People tend to vote on self-interest. Ending someone else’s pension provision, believe me, will not be high on their radar. But for the six million losers…. they have got a personal motivation to vote against the Tories.
The public sector pension issue is going to haunt whoever forms the next government. The differential between public and private sectors is now so great, and the public sector bill growing so large that maintenance of the status quo will become more and more difficult. I don’t know what impact Dave’s idea will have on his party’s popularity, if only because no one (Dave and Gideon included) has any idea what the detail of this “policy” will be.
But, there are a lot of people out there who have seen their employers final salary schemes wound up; who have seen their personal pensions eroded by Brown’s taxation changes; who are facing the prospect of working life out to keep life in. And it is creating a “them and us” mentality even in somewhere as staunchly socialist as Barnsley.
My point on this Clive is about whether it will affect voting intentions. I can’t see a welder from Barnsley determining his voting intentions inside the polling booth on whether or not someone who works for the local DSS office has a final salary pension scheme or not. That is not to say he or she may not resent it…. but decide their voting intention? I can’t see it.
But if the welder is married to a teacher, not to mention the DSS clerk and their family, it may be the overriding issue for them if someone threatens to change the terms of the superannuation scheme they have already been paying in to for 15 years.
And I know it has happened in the private sector…. but those who administer private sector pension schemes don’t stand for election.
I can certainly see your point Bob, though being brutally honest, most of the people working in the public sector would vote Labour regardless of the candidates and their policies. So a Tory policy which emasculated public sector pensions wouldn’t have any real effect here. Other than to perpetuate the local hatred of Tories.
But I wonder if it would have any real impact on voting intentions one way or another. Though if the Tories were to link scaling back public sector pension schemes to a cut in council tax then I reckon blinkered self interest might kick in.
It may be risky Bob, but I agree with Clive that the public sector pension issue is going to haunt whoever forms the next government. Brown severely damaged the private pension industry as Chancellor, creating a “two tier” system that is patently going to be difficult to sustain. The fact that MPs and civil servants, who make the law, are feather-bedded while most members of the public are not, adds to the perceived inequalities and the sense of people protectuing their own interests. perhaps Cameron has made a mistake by mentioning it before the next general election : I’m sure Mandelson’s advice to Brown would be to say nothing on this (and on other unpalatable realities) until after the election and then just do it. What do you think ?

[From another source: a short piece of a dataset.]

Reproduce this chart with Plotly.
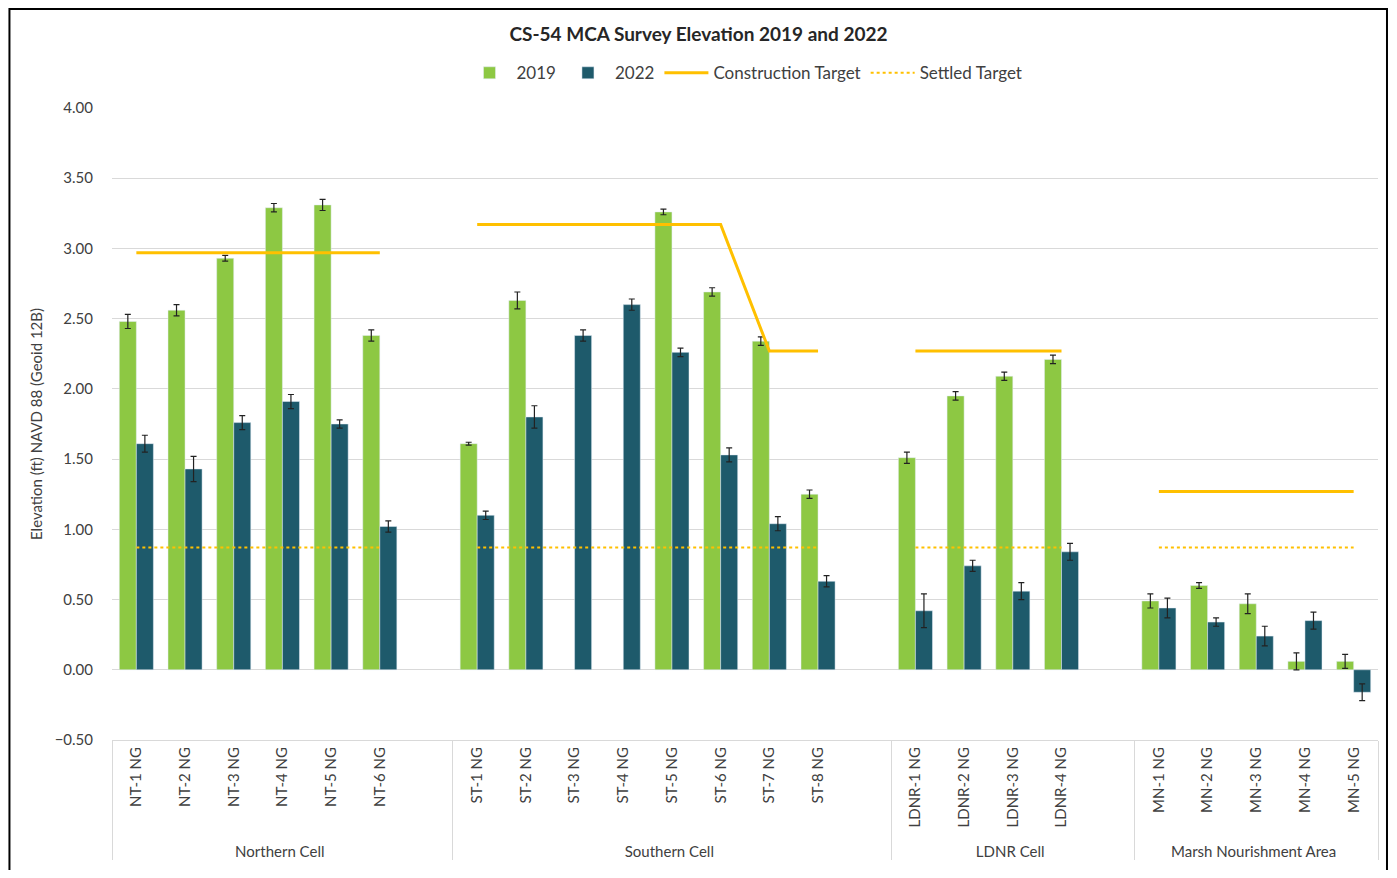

Rob, being a cynic by nature, I suspect that if Brown was considering it he would not be as daft (honest?) as Cameron to promise people he would reduce their pension entitlement. Your mention of the civil service response makes me think that they would do a hell of a lot to scupper an Government trying to attack their superannuation scheme.
Clive, my whole point was that Cameron has gone out of his way to seduce the public sector vote away from Labour and the Lib Dems – turning up at doctors and nurses protest meetings, for instance. Believe it or not, it is upward of six million votes. It might not matter in Barnsley, mate, but it plays pretty damn big in Swindon and Southampton.
Its going to be difficult… but it has to be done.. for the sake of our children and our children’s children. Its a monetary time bomb that has to be defused. As for the politics of it, yes in certain quarters it will be very unpopular, but with Private sector final salary schemes being closed at an alarming rate and a lot being dumped on the pension protection fund, the status quo is unsustainable.
Difficult times ahead but the bullet has to be bitten. Typically Brown dodged it.